(Stored items from a collection)
===============
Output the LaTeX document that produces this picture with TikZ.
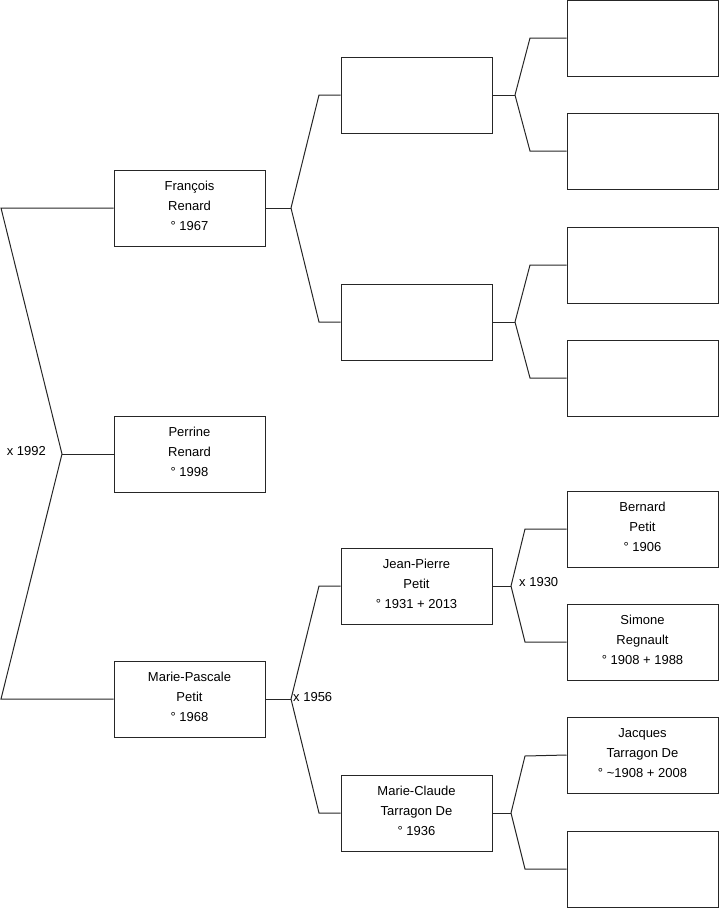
\documentclass[tikz,border=0pt]{standalone}
\usepackage{fontspec}
\setmainfont{Liberation Sans}
\begin{document}
\begin{tikzpicture}[x=1pt,y=-1pt,
  person/.style={draw=black!85, line width=1pt, fill=white, rectangle, inner sep=0pt,
    minimum width=151pt, minimum height=76pt},
  ptext/.style={align=center, inner sep=0pt, font=\fontsize{13}{20}\selectfont},
  link/.style={draw=black!85, line width=1pt},
  lbl/.style={font=\fontsize{13}{14}\selectfont, inner sep=0pt}]
\useasboundingbox (0,0) rectangle (719,908);
% level 1
\node[person] (francois) at (189.5,208) {};
\node[ptext] (francoisT) at ([yshift=2pt]francois.center) {François\\Renard\\° 1967};
\node[person] (perrine) at (189.5,454) {};
\node[ptext] (perrineT) at ([yshift=2pt]perrine.center) {Perrine\\Renard\\° 1998};
\node[person] (mp) at (189.5,699) {};
\node[ptext] (mpT) at ([yshift=2pt]mp.center) {Marie-Pascale\\Petit\\° 1968};
% level 2
\node[person] (fa) at (416.5,95) {};
\node[person] (fb) at (416.5,322) {};
\node[person] (jp) at (416.5,586) {};
\node[ptext] (jpT) at ([yshift=2pt]jp.center) {Jean-Pierre\\Petit\\° 1931 + 2013};
\node[person] (mc) at (416.5,813) {};
\node[ptext] (mcT) at ([yshift=2pt]mc.center) {Marie-Claude\\Tarragon De\\° 1936};
% level 3
\node[person] (g1) at (642.5,38) {};
\node[person] (g2) at (642.5,151) {};
\node[person] (g3) at (642.5,265) {};
\node[person] (g4) at (642.5,378) {};
\node[person] (bp) at (642.5,529) {};
\node[ptext] (bpT) at ([yshift=2pt]bp.center) {Bernard\\Petit\\° 1906};
\node[person] (sr) at (642.5,642) {};
\node[ptext] (srT) at ([yshift=2pt]sr.center) {Simone\\Regnault\\° 1908 + 1988};
\node[person] (jt) at (642.5,755) {};
\node[ptext] (jtT) at ([yshift=2pt]jt.center) {Jacques\\Tarragon De\\° \textasciitilde1908 + 2008};
\node[person] (g8) at (642.5,869) {};
% left bracket
\coordinate (l1) at (1,208);
\coordinate (m0) at (62,454);
\coordinate (l2) at (1,699);
\draw[link] (francois.west) -- (l1) -- (m0) -- (l2) -- (mp.west);
\draw[link] (m0) -- (perrine.west);
\node[lbl, anchor=east] (x1992) at (46,451) {x 1992};
% francois fork
\coordinate (f1) at (291,208);
\coordinate (f1a) at (319,95);
\coordinate (f1b) at (319,322);
\draw[link] (francois.east) -- (f1);
\draw[link] (f1) -- (f1a) -- (fa.west);
\draw[link] (f1) -- (f1b) -- (fb.west);
% mp fork
\coordinate (f2) at (291,699);
\coordinate (f2a) at (319,586);
\coordinate (f2b) at (319,813);
\draw[link] (mp.east) -- (f2);
\draw[link] (f2) -- (f2a) -- (jp.west);
\draw[link] (f2) -- (f2b) -- (mc.west);
\node[lbl, anchor=west] (x1956) at (293,697) {x 1956};
% fa fork
\coordinate (f3) at (515,95);
\coordinate (f3a) at (530,38);
\coordinate (f3b) at (530,151);
\draw[link] (fa.east) -- (f3);
\draw[link] (f3) -- (f3a) -- (g1.west);
\draw[link] (f3) -- (f3b) -- (g2.west);
% fb fork
\coordinate (f4) at (515,322);
\coordinate (f4a) at (530,265);
\coordinate (f4b) at (530,378);
\draw[link] (fb.east) -- (f4);
\draw[link] (f4) -- (f4a) -- (g3.west);
\draw[link] (f4) -- (f4b) -- (g4.west);
% jp fork
\coordinate (f5) at (511,586);
\coordinate (f5a) at (525,529);
\coordinate (f5b) at (525,642);
\draw[link] (jp.east) -- (f5);
\draw[link] (f5) -- (f5a) -- (bp.west);
\draw[link] (f5) -- (f5b) -- (sr.west);
\node[lbl, anchor=west] (x1930) at (519,582) {x 1930};
% mc fork
\coordinate (f6) at (511,813);
\coordinate (f6a) at (525,756);
\coordinate (f6b) at (525,869);
\draw[link] (mc.east) -- (f6);
\draw[link] (f6) -- (f6a) -- (jt.west);
\draw[link] (f6) -- (f6b) -- (g8.west);
\end{tikzpicture}
\end{document}
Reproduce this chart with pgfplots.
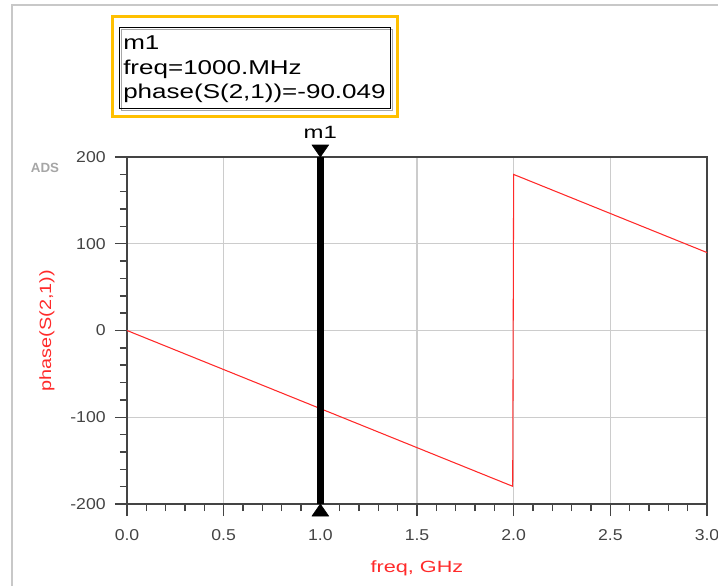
\documentclass[border=0pt]{standalone}
\usepackage{fontspec}
\setmainfont{Liberation Sans}
\usepackage{graphicx}
\usepackage{pgfplots}
\pgfplotsset{compat=1.18}
\definecolor{tickgray}{HTML}{444444}
\definecolor{gridgray}{HTML}{CCCCCC}
\definecolor{adsred}{HTML}{FF2A2A}
\definecolor{boxorange}{HTML}{FFC000}
\definecolor{framegray}{HTML}{C8C8C8}
\newcommand\tl[1]{\scalebox{1.12}[1]{#1}}
\newcommand\sx[1]{\scalebox{1.3}[1]{#1}}
\begin{document}
\begin{tikzpicture}[x=0.75pt,y=0.75pt]
\path[use as bounding box] (0,0) rectangle (718,586);
\draw[framegray, line width=1pt] (12,0) -- (12,581) -- (718,581);
% marker box
\draw[boxorange, line width=2.25pt] (112.7,569.3) rectangle (397.7,469.3);
\draw[gray!70, line width=0.75pt] (121.3,556.7) rectangle (392.7,475.3);
\draw[black, line width=0.8pt] (119.3,558.7) rectangle (390.7,477.3);
\node[anchor=base west, inner sep=0pt, font=\fontsize{15}{18}\selectfont] at (123,536) {\sx{m1}};
\node[anchor=base west, inner sep=0pt, font=\fontsize{15}{18}\selectfont] at (123,511) {\sx{freq=1000.MHz}};
\node[anchor=base west, inner sep=0pt, font=\fontsize{15}{18}\selectfont] at (123,487) {\sx{phase(S(2,1))=-90.049}};
\node[anchor=center, inner sep=0pt, text=black!35, font=\bfseries\fontsize{10}{12}\selectfont] at (45,418) {ADS};
\begin{axis}[
  at={(95.25pt,61.5pt)}, anchor=south west,
  scale only axis, width=435pt, height=260.25pt,
  xmin=0, xmax=3, ymin=-200, ymax=200,
  xtick={0,0.5,1,1.5,2,2.5,3},
  xticklabels={\tl{0.0},\tl{0.5},\tl{1.0},\tl{1.5},\tl{2.0},\tl{2.5},\tl{3.0}},
  ytick={-200,-100,0,100,200},
  yticklabels={\tl{-200},\tl{-100},\tl{0},\tl{100},\tl{200}},
  minor x tick num=4, minor y tick num=4,
  tick align=outside, xtick pos=bottom, ytick pos=left,
  major tick length=9pt, minor tick length=5.25pt,
  tick style={tickgray, line width=1.1pt},
  axis line style={tickgray, line width=1.1pt},
  grid=major, major grid style={gridgray, line width=0.8pt},
  tick label style={text=tickgray, font=\fontsize{11.8}{14}\selectfont},
  xticklabel style={yshift=-6.5pt},
  yticklabel style={xshift=-3.5pt},
  xlabel={\scalebox{1.33}[1]{freq, GHz}},
  ylabel={\scalebox{1.22}[1]{phase(S(2,1))}},
  every axis x label/.style={at={(axis description cs:0.5,-0.184)}, anchor=center, text=adsred, font=\fontsize{12.2}{14}\selectfont},
  every axis y label/.style={at={(axis description cs:-0.138,0.5)}, rotate=90, anchor=center, text=adsred, font=\fontsize{12.2}{14}\selectfont},
  clip=false,
]
\addplot[adsred, line width=0.8pt] coordinates {(0,0) (1.995,-179.6) (2.0,179.9) (3.0,89.85)};
\addplot[black, line width=5.25pt] coordinates {(1,-200) (1,200)};
\addplot[only marks, mark=triangle*, mark size=6pt, black, mark options={rotate=180, xscale=1.2, yshift=-6pt}] coordinates {(1,200)};
\addplot[only marks, mark=triangle*, mark size=6pt, black, mark options={xscale=1.2, yshift=-6pt}] coordinates {(1,-200)};
\node[anchor=base, inner sep=0pt, yshift=14.25pt, font=\fontsize{13.3}{16}\selectfont] at (axis cs:1,200) {\scalebox{1.35}[1]{m1}};
\end{axis}
\end{tikzpicture}
\end{document}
===============
### SHORT TASK
List all lines in the material containing the string "this".

### PROBLEM SOLUTION
Output the LaTeX document that produces this picture with TikZ.
Reproduce this chart with pgfplots.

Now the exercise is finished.